Task to carry out — Within the material below, locate the line with "Reproduce this chart with Plotly." and the line with "-42, -36, -33, -27, -25, -18]", then return those two lines and all lines between them, exactly as written.

Available records —
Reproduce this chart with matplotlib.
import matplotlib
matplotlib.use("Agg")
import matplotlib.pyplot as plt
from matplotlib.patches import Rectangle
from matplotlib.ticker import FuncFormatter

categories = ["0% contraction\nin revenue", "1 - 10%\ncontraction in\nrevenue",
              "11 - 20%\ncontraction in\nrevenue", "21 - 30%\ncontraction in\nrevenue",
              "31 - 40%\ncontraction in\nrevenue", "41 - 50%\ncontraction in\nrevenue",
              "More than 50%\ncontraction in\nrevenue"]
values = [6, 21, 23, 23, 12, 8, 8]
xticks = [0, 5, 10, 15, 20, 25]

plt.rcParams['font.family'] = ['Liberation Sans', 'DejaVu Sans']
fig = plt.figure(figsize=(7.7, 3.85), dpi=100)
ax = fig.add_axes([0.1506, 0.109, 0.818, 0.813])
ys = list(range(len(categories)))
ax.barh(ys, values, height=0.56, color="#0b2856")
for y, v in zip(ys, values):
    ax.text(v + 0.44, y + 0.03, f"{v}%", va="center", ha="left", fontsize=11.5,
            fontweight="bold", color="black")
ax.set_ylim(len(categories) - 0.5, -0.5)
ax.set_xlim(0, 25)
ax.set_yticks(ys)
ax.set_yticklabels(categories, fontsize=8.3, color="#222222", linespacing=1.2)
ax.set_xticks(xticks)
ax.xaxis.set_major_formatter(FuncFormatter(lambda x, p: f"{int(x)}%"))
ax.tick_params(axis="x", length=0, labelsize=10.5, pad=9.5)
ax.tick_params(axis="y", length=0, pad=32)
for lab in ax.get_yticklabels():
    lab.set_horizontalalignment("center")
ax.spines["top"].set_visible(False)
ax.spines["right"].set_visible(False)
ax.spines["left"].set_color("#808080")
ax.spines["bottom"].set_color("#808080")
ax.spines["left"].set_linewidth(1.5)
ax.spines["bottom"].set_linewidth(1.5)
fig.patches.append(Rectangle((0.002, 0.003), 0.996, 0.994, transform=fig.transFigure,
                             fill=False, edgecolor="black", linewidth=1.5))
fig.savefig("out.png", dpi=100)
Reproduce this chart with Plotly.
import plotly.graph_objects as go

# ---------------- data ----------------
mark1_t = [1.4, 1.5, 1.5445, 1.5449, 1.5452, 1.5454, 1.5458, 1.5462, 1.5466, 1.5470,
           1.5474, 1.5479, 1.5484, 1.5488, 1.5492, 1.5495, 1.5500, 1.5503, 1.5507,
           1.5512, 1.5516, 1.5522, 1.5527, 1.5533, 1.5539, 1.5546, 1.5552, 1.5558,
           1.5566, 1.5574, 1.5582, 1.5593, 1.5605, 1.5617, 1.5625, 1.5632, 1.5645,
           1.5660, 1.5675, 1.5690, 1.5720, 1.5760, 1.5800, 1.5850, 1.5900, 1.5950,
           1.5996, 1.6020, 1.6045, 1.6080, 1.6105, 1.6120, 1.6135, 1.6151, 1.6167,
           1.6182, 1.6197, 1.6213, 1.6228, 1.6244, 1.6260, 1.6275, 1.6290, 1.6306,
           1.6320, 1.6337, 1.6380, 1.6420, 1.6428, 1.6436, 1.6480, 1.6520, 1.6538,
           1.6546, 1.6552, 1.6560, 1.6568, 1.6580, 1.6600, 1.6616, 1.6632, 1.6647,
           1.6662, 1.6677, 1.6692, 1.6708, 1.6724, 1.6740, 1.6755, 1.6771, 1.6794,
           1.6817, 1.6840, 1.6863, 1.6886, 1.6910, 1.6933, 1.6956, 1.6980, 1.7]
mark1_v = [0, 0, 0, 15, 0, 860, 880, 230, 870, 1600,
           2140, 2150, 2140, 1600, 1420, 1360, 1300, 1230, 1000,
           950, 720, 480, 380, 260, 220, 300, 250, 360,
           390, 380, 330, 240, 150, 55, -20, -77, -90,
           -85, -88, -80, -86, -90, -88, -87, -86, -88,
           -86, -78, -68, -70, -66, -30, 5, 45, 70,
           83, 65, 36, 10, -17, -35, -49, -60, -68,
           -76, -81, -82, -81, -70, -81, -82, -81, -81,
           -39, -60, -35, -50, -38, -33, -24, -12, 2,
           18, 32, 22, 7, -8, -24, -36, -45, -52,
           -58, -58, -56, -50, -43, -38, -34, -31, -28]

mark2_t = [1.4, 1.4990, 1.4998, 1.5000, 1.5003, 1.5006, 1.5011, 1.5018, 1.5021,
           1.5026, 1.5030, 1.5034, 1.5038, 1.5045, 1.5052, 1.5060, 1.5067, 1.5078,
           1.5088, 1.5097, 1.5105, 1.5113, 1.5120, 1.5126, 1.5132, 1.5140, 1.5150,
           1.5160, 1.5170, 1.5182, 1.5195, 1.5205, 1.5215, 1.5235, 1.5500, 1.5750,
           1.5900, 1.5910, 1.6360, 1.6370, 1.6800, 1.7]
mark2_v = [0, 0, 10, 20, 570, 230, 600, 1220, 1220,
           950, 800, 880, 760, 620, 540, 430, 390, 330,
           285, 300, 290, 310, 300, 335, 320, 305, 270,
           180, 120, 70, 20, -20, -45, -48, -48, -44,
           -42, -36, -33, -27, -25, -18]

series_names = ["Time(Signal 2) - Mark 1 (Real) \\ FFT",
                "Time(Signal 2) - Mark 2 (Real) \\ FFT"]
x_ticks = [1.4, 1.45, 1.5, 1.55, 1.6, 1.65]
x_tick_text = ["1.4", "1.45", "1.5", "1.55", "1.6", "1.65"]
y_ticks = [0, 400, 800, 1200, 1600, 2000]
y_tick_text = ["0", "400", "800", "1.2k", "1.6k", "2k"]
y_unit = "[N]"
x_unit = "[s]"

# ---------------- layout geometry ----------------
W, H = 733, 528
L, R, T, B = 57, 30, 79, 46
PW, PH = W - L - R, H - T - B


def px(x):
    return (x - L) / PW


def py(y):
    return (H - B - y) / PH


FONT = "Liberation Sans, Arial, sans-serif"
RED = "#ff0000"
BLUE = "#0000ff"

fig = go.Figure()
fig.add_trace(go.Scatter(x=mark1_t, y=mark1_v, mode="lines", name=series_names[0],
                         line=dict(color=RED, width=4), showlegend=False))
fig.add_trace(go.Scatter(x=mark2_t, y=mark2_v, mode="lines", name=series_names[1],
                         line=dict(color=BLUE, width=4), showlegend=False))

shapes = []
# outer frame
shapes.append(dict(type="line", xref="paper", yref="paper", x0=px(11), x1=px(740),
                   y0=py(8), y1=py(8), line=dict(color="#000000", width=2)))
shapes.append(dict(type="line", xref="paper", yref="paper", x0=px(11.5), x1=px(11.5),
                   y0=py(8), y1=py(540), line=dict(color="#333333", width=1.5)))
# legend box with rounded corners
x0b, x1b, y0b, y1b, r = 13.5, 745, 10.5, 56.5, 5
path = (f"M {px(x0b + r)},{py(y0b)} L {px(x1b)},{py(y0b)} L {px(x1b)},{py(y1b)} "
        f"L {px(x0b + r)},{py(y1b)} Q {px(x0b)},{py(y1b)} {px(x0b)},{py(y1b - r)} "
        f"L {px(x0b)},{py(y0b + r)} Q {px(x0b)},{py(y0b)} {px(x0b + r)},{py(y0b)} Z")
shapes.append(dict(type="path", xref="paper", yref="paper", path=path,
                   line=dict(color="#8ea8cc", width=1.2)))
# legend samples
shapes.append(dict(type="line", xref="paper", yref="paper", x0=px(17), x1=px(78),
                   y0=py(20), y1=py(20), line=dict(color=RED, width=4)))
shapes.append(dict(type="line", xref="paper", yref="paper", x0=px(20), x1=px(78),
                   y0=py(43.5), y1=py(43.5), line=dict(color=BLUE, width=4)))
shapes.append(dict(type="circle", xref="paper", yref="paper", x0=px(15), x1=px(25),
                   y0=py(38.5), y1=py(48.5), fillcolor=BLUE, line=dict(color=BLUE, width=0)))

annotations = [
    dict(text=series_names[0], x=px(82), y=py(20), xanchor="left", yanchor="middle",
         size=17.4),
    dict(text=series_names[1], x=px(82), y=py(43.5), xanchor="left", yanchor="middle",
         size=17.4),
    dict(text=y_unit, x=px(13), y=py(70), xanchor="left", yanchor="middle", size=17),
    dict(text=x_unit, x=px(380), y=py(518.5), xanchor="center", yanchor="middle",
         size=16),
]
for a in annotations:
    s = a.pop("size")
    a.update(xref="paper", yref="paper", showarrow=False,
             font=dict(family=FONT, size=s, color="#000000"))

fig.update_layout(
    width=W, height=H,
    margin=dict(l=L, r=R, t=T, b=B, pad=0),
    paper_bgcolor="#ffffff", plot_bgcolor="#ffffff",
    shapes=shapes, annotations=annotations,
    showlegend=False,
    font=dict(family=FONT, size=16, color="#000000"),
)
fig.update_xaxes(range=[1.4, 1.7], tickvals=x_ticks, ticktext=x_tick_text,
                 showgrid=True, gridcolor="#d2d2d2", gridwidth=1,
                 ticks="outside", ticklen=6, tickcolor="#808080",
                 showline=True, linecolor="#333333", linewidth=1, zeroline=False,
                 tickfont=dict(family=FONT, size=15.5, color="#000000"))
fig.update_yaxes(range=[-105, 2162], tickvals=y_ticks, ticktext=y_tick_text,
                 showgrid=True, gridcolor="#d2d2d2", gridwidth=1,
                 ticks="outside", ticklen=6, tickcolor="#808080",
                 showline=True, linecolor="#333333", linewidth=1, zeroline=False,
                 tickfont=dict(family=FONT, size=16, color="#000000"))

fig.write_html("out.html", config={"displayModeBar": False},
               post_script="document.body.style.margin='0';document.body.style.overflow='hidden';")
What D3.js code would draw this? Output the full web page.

Finished exercise —
Reproduce this chart with Plotly.
import plotly.graph_objects as go

# ---------------- data ----------------
mark1_t = [1.4, 1.5, 1.5445, 1.5449, 1.5452, 1.5454, 1.5458, 1.5462, 1.5466, 1.5470,
           1.5474, 1.5479, 1.5484, 1.5488, 1.5492, 1.5495, 1.5500, 1.5503, 1.5507,
           1.5512, 1.5516, 1.5522, 1.5527, 1.5533, 1.5539, 1.5546, 1.5552, 1.5558,
           1.5566, 1.5574, 1.5582, 1.5593, 1.5605, 1.5617, 1.5625, 1.5632, 1.5645,
           1.5660, 1.5675, 1.5690, 1.5720, 1.5760, 1.5800, 1.5850, 1.5900, 1.5950,
           1.5996, 1.6020, 1.6045, 1.6080, 1.6105, 1.6120, 1.6135, 1.6151, 1.6167,
           1.6182, 1.6197, 1.6213, 1.6228, 1.6244, 1.6260, 1.6275, 1.6290, 1.6306,
           1.6320, 1.6337, 1.6380, 1.6420, 1.6428, 1.6436, 1.6480, 1.6520, 1.6538,
           1.6546, 1.6552, 1.6560, 1.6568, 1.6580, 1.6600, 1.6616, 1.6632, 1.6647,
           1.6662, 1.6677, 1.6692, 1.6708, 1.6724, 1.6740, 1.6755, 1.6771, 1.6794,
           1.6817, 1.6840, 1.6863, 1.6886, 1.6910, 1.6933, 1.6956, 1.6980, 1.7]
mark1_v = [0, 0, 0, 15, 0, 860, 880, 230, 870, 1600,
           2140, 2150, 2140, 1600, 1420, 1360, 1300, 1230, 1000,
           950, 720, 480, 380, 260, 220, 300, 250, 360,
           390, 380, 330, 240, 150, 55, -20, -77, -90,
           -85, -88, -80, -86, -90, -88, -87, -86, -88,
           -86, -78, -68, -70, -66, -30, 5, 45, 70,
           83, 65, 36, 10, -17, -35, -49, -60, -68,
           -76, -81, -82, -81, -70, -81, -82, -81, -81,
           -39, -60, -35, -50, -38, -33, -24, -12, 2,
           18, 32, 22, 7, -8, -24, -36, -45, -52,
           -58, -58, -56, -50, -43, -38, -34, -31, -28]

mark2_t = [1.4, 1.4990, 1.4998, 1.5000, 1.5003, 1.5006, 1.5011, 1.5018, 1.5021,
           1.5026, 1.5030, 1.5034, 1.5038, 1.5045, 1.5052, 1.5060, 1.5067, 1.5078,
           1.5088, 1.5097, 1.5105, 1.5113, 1.5120, 1.5126, 1.5132, 1.5140, 1.5150,
           1.5160, 1.5170, 1.5182, 1.5195, 1.5205, 1.5215, 1.5235, 1.5500, 1.5750,
           1.5900, 1.5910, 1.6360, 1.6370, 1.6800, 1.7]
mark2_v = [0, 0, 10, 20, 570, 230, 600, 1220, 1220,
           950, 800, 880, 760, 620, 540, 430, 390, 330,
           285, 300, 290, 310, 300, 335, 320, 305, 270,
           180, 120, 70, 20, -20, -45, -48, -48, -44,
           -42, -36, -33, -27, -25, -18]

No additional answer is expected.